Hacérselo mirar

Soy uno de los que, según el Nobel de la Paz y cada vez más claro bluff progresoide, Obama, me lo tengo que hacer mirar. Minoría absoluta, me temo, porque la exposición continuada y aparentemente inocente a pelis, series y telediarios de buenos y malos ha logrado que creamos a pies juntillas en el efecto purificador de la sangre derramada. Y si es con extrema violencia regada de sadismo, mejor. Que tire la primera piedra quien no haya experimentado un sentimiento vecino del placer al ver en la pantalla cómo, un minuto antes de el “The End”, el villano es despanzurrado por una apisonadora o cae al vacío desde el piso 94 con tres kilos de plomo en el cuerpo. La Humanidad lleva una porrada de siglos haciendo que se barniza de civilización, pero casi siempre acaba derrotando por lo más primario, el instinto aniquilador.

Lo tremendo de esa pulsión es que carece de fronteras y de reglas del juego. Por eso debe intervenir la racionalidad que se nos supone para ponerlas. Nadie en su sano juicio ha derramado una lágrima ni ha sentido la menor incomodidad por la muerte de quien todos sabemos que era uno de los peores asesinos sobre la faz de la tierra. Los que se atreven a levantar la voz en medio del ardor justiciero no lo hacen por la anécdota -la desaparición física de Bin Laden- sino por la categoría, es decir, por lo que tiene de anuncio de que en lo sucesivo vale todo y para lo que sea.

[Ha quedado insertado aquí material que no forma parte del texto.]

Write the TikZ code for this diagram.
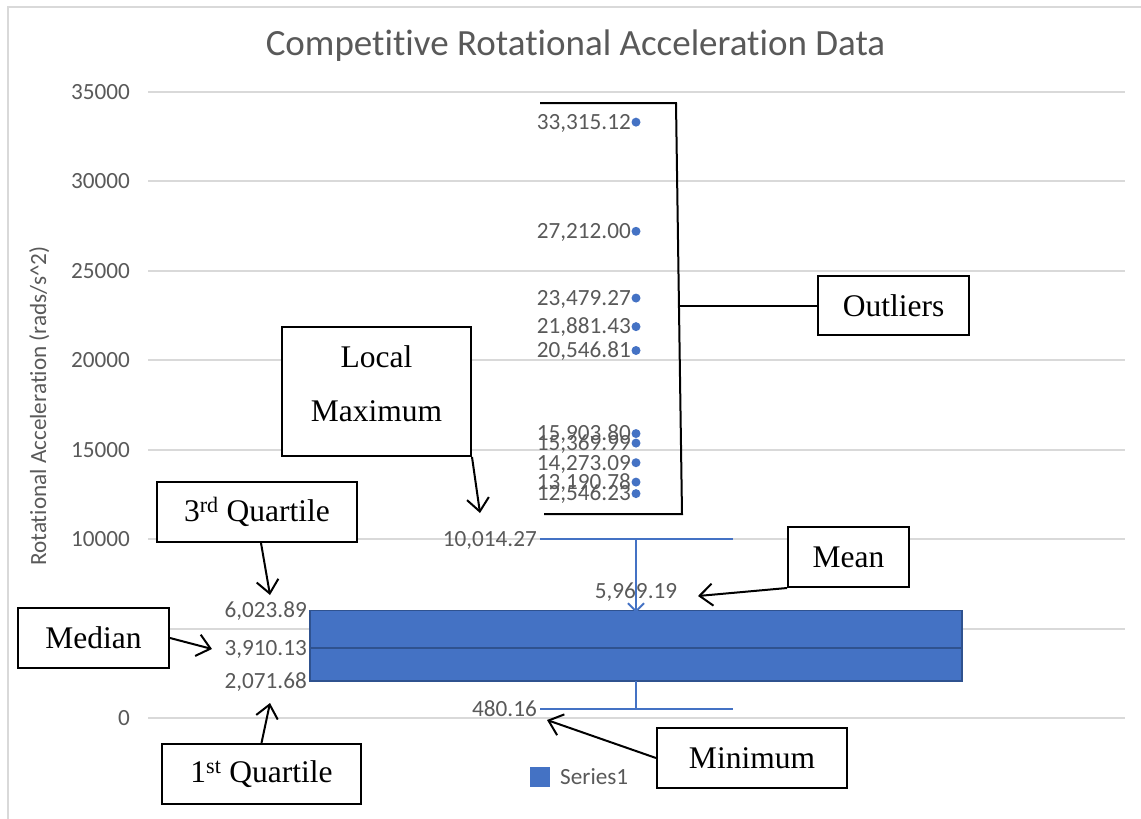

Maquiavelo y, más que él, Lynch, el reinventor de las ejecuciones sin proceso a quien se debe la palabra linchamiento, vuelven a tener vigencia plena. Y no sólo en la patria de Rambo. También en la de Torrente. No hay más que ver a Felipe González poniendo de mingafrías para arriba a quienes lo criticaron por ufanarse de haber podido volar la cúpula de ETA y ahora celebran la liquidación ritual del líder de Al Qaeda. Lo hace porque siente que el tiempo y el líder del llamado mundo libre le han dado la razón.

Villanos liquidables

Lo llamativo no es que lo hayan hecho, sino que nos lo hayan contado. Por las novelas de John Le Carré y las películas de salvadores del mundo sabíamos que liquidar villanos es algo rutinario, pero siempre discreto o, un peldaño más arriba, absolutamente secreto. En el contrato de los ejecutores quedaba claro que nunca podrían reclamar la gloria por sus acciones y que en caso de fiasco, se iban a quedar más solos que los Tudela, pues un gobierno respetable no podía reconocer que usaba el Derecho Internacional como papel higiénico. Ahora, qué cosas, se tira de la doctrina de aquel torero que sostenía que acostarse con Ava Gardner y no pregonarlo era tontería. Pues con cepillarse (en otro sentido, claro) a Bin Laden pasa lo mismo. Hay que vocearlo a los cuatro vientos un cuarto de hora después de haberlo hecho. Se pierde ese halo de misterio de la literatura de espías y, a cambio, se gana popularidad en las encuestas.

Ahí quería llegar: no había motivo para andarse con disimulos ni con prejuicios de pitiminí. A la peña le va el ojo por ojo y no es casual que en la calle la primera acepción de “justicia” no sea la de los diccionarios, sino que se emplee directamente como sinónimo de “venganza”. La prueba está en el jolgorio al que se entregaron miles de probos ciudadanos del imperio, distinguibles de los fanáticos que festejaron los atentados del 11-S únicamente en que no llevaban turbante. No hay mejor argamasa para el populacho que los enemigos comunes, ya sean interiores (algo sabemos aquí de eso) o exteriores.

Cito todo esto sin escándalo, sólo como pura constatación. Es el mundo en que vivimos, sin más. Las reglas del juego se han clarificado. Ya es oficial que cualquiera que crea que tiene una cuenta pendiente puede ir a cobrársela y tirar al mar lo que le sobre sin miedo a que se le eche encima la ONU o el Tribunal Penal Internacional. ¿Asumimos las consecuencias?